### Collected data

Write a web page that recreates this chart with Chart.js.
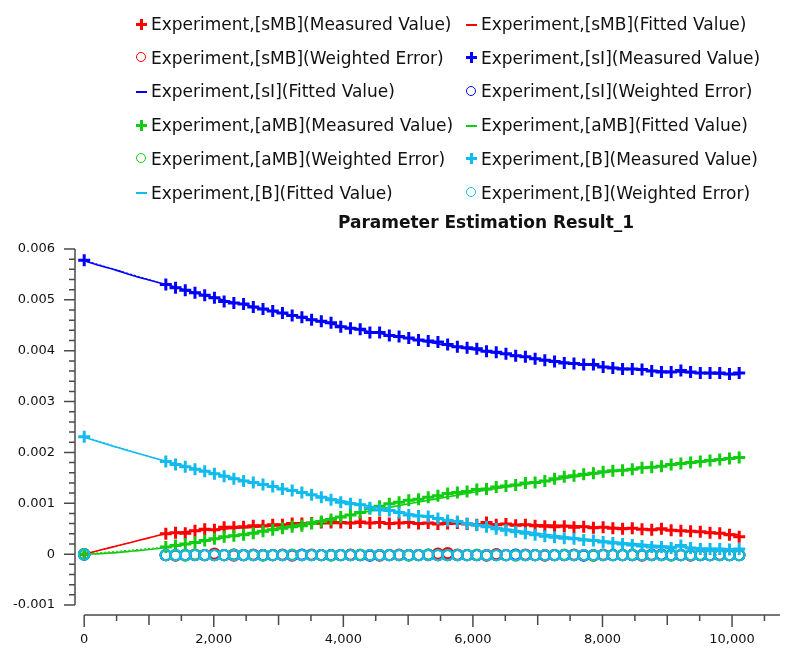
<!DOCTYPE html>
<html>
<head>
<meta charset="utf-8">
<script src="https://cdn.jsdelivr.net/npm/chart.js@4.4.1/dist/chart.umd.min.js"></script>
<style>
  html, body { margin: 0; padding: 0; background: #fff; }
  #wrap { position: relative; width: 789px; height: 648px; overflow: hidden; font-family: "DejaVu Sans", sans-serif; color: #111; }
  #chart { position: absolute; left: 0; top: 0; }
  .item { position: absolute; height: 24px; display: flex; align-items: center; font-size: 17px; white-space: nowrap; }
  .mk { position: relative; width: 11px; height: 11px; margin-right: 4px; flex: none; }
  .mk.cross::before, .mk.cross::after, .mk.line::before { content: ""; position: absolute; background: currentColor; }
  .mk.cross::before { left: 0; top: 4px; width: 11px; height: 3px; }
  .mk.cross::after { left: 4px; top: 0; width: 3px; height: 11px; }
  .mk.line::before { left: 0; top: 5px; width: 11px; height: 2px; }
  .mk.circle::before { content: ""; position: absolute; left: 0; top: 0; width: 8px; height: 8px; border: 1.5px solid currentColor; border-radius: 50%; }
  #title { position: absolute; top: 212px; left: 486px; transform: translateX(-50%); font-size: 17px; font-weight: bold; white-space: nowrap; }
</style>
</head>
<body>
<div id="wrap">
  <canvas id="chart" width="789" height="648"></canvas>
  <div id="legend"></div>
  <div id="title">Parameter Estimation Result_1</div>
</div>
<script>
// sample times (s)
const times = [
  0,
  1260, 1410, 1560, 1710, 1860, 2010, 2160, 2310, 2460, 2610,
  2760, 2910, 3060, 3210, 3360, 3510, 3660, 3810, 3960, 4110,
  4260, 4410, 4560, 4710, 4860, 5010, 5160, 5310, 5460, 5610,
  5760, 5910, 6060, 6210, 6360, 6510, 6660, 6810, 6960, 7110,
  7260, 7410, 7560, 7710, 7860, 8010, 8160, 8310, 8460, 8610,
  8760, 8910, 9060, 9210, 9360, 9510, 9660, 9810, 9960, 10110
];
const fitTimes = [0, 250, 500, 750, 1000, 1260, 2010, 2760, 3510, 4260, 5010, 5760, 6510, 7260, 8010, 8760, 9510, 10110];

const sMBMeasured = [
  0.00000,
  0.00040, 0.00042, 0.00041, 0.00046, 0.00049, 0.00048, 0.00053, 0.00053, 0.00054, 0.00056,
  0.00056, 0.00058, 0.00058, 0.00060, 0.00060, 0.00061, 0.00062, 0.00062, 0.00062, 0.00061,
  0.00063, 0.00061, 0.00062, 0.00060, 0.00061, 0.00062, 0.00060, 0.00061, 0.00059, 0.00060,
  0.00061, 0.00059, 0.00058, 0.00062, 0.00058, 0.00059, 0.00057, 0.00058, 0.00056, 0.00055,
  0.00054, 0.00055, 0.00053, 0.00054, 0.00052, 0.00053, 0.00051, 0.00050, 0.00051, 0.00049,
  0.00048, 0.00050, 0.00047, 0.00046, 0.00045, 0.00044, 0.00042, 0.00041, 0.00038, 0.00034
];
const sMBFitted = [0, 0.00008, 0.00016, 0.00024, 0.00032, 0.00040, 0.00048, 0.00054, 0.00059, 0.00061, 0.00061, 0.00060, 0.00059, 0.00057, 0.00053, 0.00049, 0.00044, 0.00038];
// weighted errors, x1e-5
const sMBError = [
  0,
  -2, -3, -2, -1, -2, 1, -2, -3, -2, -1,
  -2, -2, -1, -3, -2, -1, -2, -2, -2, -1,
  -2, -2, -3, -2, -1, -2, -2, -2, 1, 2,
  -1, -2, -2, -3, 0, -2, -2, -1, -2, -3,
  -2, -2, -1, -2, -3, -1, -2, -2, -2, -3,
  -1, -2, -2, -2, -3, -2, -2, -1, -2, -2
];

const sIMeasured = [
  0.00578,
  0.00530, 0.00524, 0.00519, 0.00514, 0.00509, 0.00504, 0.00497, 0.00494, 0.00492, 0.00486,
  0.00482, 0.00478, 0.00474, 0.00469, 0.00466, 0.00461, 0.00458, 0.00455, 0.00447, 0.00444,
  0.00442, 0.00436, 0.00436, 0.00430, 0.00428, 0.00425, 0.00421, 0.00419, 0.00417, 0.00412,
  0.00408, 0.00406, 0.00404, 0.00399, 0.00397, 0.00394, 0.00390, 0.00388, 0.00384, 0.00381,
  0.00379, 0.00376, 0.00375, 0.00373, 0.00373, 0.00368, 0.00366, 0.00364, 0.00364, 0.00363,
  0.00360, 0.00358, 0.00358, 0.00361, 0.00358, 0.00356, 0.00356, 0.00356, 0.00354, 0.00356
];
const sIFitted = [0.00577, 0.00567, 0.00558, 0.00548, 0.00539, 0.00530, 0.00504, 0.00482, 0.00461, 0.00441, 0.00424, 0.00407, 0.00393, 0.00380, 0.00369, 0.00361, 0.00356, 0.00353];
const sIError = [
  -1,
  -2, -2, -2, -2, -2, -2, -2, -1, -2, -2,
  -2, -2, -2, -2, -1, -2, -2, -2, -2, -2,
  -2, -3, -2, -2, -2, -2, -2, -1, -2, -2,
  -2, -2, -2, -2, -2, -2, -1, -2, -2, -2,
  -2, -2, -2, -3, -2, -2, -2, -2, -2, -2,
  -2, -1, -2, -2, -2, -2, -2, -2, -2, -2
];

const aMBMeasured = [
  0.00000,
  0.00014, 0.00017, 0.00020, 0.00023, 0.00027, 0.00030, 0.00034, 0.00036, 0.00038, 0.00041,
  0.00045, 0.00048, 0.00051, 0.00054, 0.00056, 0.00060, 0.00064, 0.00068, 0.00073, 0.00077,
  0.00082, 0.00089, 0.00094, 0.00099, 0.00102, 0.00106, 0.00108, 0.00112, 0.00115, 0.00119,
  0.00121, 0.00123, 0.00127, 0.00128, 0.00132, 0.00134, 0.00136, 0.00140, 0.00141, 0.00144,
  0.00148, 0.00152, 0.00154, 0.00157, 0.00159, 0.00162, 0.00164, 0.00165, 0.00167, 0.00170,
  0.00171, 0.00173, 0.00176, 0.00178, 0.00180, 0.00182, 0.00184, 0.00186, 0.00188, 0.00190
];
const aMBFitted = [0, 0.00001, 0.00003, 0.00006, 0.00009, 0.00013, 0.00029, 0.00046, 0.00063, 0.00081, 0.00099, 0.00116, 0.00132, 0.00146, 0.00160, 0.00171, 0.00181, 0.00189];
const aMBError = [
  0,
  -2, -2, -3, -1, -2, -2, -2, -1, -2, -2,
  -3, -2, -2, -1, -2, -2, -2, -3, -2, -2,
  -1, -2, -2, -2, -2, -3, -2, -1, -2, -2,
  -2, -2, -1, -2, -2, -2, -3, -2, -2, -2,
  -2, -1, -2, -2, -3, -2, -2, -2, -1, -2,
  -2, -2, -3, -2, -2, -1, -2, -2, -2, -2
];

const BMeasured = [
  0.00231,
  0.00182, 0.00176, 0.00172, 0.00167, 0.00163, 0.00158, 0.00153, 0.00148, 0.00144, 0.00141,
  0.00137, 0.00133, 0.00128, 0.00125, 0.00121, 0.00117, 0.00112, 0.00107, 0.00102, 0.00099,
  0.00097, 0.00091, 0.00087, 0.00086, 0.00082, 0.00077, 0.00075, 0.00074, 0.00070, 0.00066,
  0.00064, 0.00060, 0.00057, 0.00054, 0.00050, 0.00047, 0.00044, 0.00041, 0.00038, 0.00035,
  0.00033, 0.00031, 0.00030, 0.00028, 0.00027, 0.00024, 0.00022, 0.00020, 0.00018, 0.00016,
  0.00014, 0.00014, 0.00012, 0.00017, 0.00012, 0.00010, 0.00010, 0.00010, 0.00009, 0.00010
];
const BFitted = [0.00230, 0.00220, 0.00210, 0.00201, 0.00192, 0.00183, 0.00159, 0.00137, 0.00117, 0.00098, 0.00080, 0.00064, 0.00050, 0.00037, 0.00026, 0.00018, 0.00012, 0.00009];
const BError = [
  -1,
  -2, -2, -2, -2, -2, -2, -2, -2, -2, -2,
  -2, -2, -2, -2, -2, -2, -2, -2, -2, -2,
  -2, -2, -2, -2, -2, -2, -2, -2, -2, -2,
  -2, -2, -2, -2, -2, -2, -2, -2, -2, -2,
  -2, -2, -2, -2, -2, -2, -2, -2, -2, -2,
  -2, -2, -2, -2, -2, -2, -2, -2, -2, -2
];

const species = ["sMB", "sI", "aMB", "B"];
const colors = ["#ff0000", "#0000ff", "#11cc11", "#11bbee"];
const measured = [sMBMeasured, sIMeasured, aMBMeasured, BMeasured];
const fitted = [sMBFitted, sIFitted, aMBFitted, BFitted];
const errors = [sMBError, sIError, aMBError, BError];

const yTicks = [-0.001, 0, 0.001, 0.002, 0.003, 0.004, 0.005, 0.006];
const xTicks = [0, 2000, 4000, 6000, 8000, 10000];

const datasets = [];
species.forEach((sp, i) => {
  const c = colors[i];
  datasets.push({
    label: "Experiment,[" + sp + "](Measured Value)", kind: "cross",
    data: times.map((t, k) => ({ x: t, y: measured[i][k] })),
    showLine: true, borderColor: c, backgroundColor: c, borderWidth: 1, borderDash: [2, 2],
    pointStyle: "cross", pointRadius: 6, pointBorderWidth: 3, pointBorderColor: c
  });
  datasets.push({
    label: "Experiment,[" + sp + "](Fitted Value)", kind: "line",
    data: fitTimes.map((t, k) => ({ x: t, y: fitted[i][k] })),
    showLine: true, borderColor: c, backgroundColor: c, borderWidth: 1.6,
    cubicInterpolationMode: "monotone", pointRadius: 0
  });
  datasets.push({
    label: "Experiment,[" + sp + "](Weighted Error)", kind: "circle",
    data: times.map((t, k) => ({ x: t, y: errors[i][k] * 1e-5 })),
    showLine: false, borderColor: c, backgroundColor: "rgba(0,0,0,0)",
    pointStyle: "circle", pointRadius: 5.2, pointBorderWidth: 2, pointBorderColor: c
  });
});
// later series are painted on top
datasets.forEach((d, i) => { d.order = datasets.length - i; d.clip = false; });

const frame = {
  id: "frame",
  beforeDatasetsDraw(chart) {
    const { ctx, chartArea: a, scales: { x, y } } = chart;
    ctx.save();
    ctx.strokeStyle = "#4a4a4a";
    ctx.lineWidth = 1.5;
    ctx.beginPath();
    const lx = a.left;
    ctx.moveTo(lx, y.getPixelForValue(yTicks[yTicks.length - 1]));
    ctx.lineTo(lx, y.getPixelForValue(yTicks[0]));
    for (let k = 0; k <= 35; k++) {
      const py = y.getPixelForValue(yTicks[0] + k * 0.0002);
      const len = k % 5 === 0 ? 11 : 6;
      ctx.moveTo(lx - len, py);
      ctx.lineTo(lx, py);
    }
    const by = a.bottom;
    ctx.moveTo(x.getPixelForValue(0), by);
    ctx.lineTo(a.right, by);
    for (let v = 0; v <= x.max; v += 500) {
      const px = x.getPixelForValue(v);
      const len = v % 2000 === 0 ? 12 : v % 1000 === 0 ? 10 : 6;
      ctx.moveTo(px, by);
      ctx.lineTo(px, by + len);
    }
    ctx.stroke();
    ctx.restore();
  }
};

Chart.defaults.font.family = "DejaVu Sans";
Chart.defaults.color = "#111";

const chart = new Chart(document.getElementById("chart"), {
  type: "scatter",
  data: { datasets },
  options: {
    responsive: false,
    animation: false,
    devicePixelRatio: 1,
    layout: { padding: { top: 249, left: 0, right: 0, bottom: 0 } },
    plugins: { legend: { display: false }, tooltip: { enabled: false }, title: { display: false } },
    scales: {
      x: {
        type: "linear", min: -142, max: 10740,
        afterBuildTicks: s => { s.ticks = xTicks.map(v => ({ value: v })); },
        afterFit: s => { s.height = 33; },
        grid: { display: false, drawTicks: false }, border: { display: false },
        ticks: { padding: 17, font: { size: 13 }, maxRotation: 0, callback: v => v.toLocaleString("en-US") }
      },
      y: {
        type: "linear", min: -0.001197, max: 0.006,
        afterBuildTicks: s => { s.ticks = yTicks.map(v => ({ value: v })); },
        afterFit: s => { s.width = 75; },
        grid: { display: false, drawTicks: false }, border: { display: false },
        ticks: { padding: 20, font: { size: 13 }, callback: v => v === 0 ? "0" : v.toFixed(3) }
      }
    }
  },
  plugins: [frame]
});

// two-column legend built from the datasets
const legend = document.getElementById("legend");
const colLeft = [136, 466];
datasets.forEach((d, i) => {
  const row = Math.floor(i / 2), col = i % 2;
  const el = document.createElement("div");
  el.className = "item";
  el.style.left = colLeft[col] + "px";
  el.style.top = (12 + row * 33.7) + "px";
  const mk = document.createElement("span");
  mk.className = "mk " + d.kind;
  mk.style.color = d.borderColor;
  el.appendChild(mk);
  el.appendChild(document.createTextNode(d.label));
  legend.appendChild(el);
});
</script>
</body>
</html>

######

» Written instruction:
Leave out the pictures and repeat the lines from the start of the material through the line with "8760, 9510, 10110];", inclusive.

» Answer in full:
Write a web page that recreates this chart with Chart.js.
<!DOCTYPE html>
<html>
<head>
<meta charset="utf-8">
<script src="https://cdn.jsdelivr.net/npm/chart.js@4.4.1/dist/chart.umd.min.js"></script>
<style>
  html, body { margin: 0; padding: 0; background: #fff; }
  #wrap { position: relative; width: 789px; height: 648px; overflow: hidden; font-family: "DejaVu Sans", sans-serif; color: #111; }
  #chart { position: absolute; left: 0; top: 0; }
  .item { position: absolute; height: 24px; display: flex; align-items: center; font-size: 17px; white-space: nowrap; }
  .mk { position: relative; width: 11px; height: 11px; margin-right: 4px; flex: none; }
  .mk.cross::before, .mk.cross::after, .mk.line::before { content: ""; position: absolute; background: currentColor; }
  .mk.cross::before { left: 0; top: 4px; width: 11px; height: 3px; }
  .mk.cross::after { left: 4px; top: 0; width: 3px; height: 11px; }
  .mk.line::before { left: 0; top: 5px; width: 11px; height: 2px; }
  .mk.circle::before { content: ""; position: absolute; left: 0; top: 0; width: 8px; height: 8px; border: 1.5px solid currentColor; border-radius: 50%; }
  #title { position: absolute; top: 212px; left: 486px; transform: translateX(-50%); font-size: 17px; font-weight: bold; white-space: nowrap; }
</style>
</head>
<body>
<div id="wrap">
  <canvas id="chart" width="789" height="648"></canvas>
  <div id="legend"></div>
  <div id="title">Parameter Estimation Result_1</div>
</div>
<script>
// sample times (s)
const times = [
  0,
  1260, 1410, 1560, 1710, 1860, 2010, 2160, 2310, 2460, 2610,
  2760, 2910, 3060, 3210, 3360, 3510, 3660, 3810, 3960, 4110,
  4260, 4410, 4560, 4710, 4860, 5010, 5160, 5310, 5460, 5610,
  5760, 5910, 6060, 6210, 6360, 6510, 6660, 6810, 6960, 7110,
  7260, 7410, 7560, 7710, 7860, 8010, 8160, 8310, 8460, 8610,
  8760, 8910, 9060, 9210, 9360, 9510, 9660, 9810, 9960, 10110
];
const fitTimes = [0, 250, 500, 750, 1000, 1260, 2010, 2760, 3510, 4260, 5010, 5760, 6510, 7260, 8010, 8760, 9510, 10110];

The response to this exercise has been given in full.